Monitoring That Actually Helps
Every week, I run this query to find our most expensive operations:
SELECT
query_type,
warehouse_name,
user_name,
AVG(execution_time/1000) as avg_seconds,
SUM(credits_used_cloud_services) as total_credits,
COUNT(*) as query_count
FROM SNOWFLAKE.ACCOUNT_USAGE.QUERY_HISTORY
WHERE start_time >= DATEADD(day, -7, CURRENT_TIMESTAMP())
AND execution_status = 'SUCCESS'
GROUP BY 1,2,3
HAVING total_credits > 1
ORDER BY total_credits DESC
LIMIT 20;
This shows me exactly where credits are going and which users or processes need optimization attention.
What’s Actually Working for Us Right Now
After months of optimization, here’s what made the biggest difference:
1. We reduced our warehouse usage by 45% just by right-sizing and using auto-suspend aggressively (1 minute timeout for dev, 5 minutes for production).
2. Clustering our largest tables on date columns cut query times in half for 80% of our analytics workload.
3. Moving to task-based scheduling instead of always-on warehouses saved us about $3000 monthly.
4. Teaching our analysts to use LIMIT during development seems obvious, but it made a huge difference in reducing waste.
The Bottom Line
Query optimization in Snowflake isn’t about one magic trick.
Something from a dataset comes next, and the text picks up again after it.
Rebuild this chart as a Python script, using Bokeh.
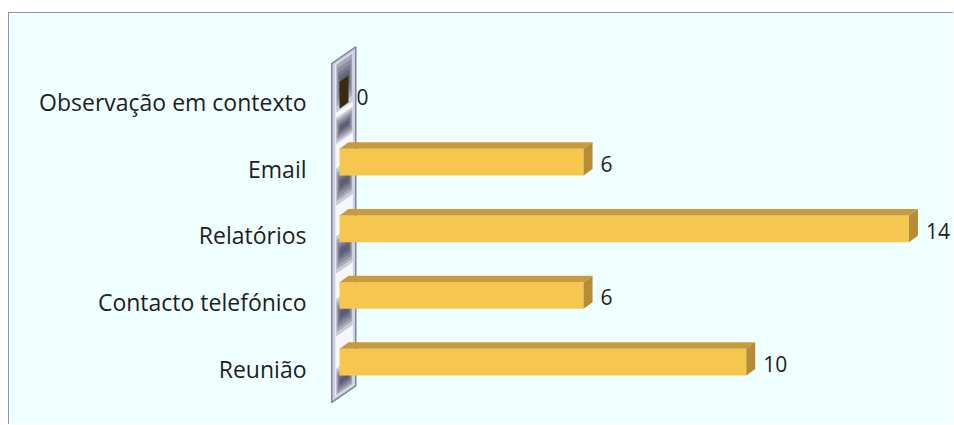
from bokeh.plotting import figure
from bokeh.models import ColumnDataSource, FixedTicker, Range1d
from bokeh.core.properties import value
from bokeh.embed import file_html
from bokeh.resources import INLINE

# ---- data ----
categories = ["Reunião", "Contacto telefónico", "Relatórios", "Email", "Observação em contexto"]
values = [10, 6, 14, 6, 0]
value_labels = [str(v) for v in values]

# ---- styles ----
FONT = "Open Sans"
BG = "#F0FFFF"
FRONT = "#F5C74F"
TOP = "#C99A3D"
SIDE = "#B68C35"
SIDE_ZERO = "#3A2A12"
TEXT = "#1E1E1E"

DX = 0.221     # 3D depth in x (value units)
DY = 0.0975    # 3D depth in y (category units)
H = 0.40       # bar front-face height
YOFF = 0.099   # front face shift above label centre

p = figure(width=945, height=412, output_backend="svg", toolbar_location=None,
           x_range=Range1d(-0.3197, 15.12), y_range=Range1d(-0.850, 5.327),
           min_border_left=317, min_border_right=0, min_border_top=0, min_border_bottom=0)
p.styles = {"margin-left": "8px", "margin-top": "12px",
            "border-left": "1px solid #8A93A8", "border-top": "1px solid #8A93A8"}
p.border_fill_color = BG
p.background_fill_color = BG
p.outline_line_color = None
p.grid.visible = False
p.xaxis.visible = False

# ---- wall ----
x0, x1 = -0.19, 0.40
yb, yt = -0.505, 4.577
slope = 0.25 / (x1 - x0)
def wy(x, y):
    return y + slope * (x - x0)

p.patch([x0, x1, x1, x0], [yb, wy(x1, yb), wy(x1, yt), yt],
        fill_color="#CDD1E3", line_color="#7E859C", line_width=1.5)
ix0, ix1 = -0.10, 0.33
p.patch([ix0, ix1, ix1, ix0], [wy(ix0, yb + 0.05), wy(ix1, yb + 0.05), wy(ix1, yt - 0.05), wy(ix0, yt - 0.05)],
        fill_color="#F6F7FC", line_color=None)

blobs = [(-0.27, 0.8), (0.72, 1.0), (1.66, 1.0), (2.68, 1.0), (3.52, 0.7), (4.2, 1.45)]
layers = [(0.28, -0.085, 0.325), (0.22, -0.07, 0.31), (0.17, -0.05, 0.29),
          (0.12, -0.03, 0.27), (0.08, -0.01, 0.25), (0.045, 0.02, 0.22)]
for yc, sc in blobs:
    for hh, a, b in layers:
        lo = max(yc - hh * sc, yb + 0.06)
        hi = min(yc + hh * sc, yt - 0.06)
        p.patch([a, b, b, a], [wy(a, lo), wy(b, lo), wy(b, hi), wy(a, hi)],
                fill_color="#2A2D4A", fill_alpha=0.21, line_color=None)

# ---- bars ----
ypos = list(range(len(categories)))
front_y = [y + YOFF for y in ypos]
src = ColumnDataSource(dict(y=front_y, right=values))
p.hbar(y="y", left=0, right="right", height=H, source=src,
       fill_color=FRONT, line_color=None)

top_xs, top_ys, side_xs, side_ys, side_cols = [], [], [], [], []
for v, yc in zip(values, front_y):
    t = yc + H / 2
    b = yc - H / 2
    top_xs.append([0, v, v + DX, DX])
    top_ys.append([t, t, t + DY, t + DY])
    side_xs.append([v, v, v + DX, v + DX])
    side_ys.append([b, t, t + DY, b + DY])
    side_cols.append(SIDE_ZERO if v == 0 else SIDE)

p.patches(top_xs, top_ys, fill_color=TOP, line_color=None)
p.patches("xs", "ys", source=ColumnDataSource(dict(xs=side_xs, ys=side_ys, c=side_cols)),
          fill_color="c", line_color=None)

# ---- value labels ----
p.text(x=values, y=[y + 0.07 for y in ypos], text=value_labels, x_offset=17,
       text_align="left", text_baseline="middle", text_font=value(FONT),
       text_font_size="21px", text_color=TEXT)

# ---- category axis ----
p.yaxis.ticker = FixedTicker(ticks=ypos)
p.yaxis.major_label_overrides = {i: c for i, c in enumerate(categories)}
p.yaxis.major_tick_line_color = None
p.yaxis.minor_tick_line_color = None
p.yaxis.axis_line_color = None
p.yaxis.major_label_standoff = 14
p.yaxis.major_label_text_font = FONT
p.yaxis.major_label_text_font_size = "23px"
p.yaxis.major_label_text_color = TEXT

open("out.html", "w").write(file_html(p, INLINE))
It’s about understanding your workload, monitoring what’s actually happening, and making incremental improvements.
Start with the low-hanging fruit: right-size your warehouses, add clustering to your biggest tables, and make sure your queries can leverage the result cache. Then move on to more advanced techniques like search optimization and materialized views for specific use cases.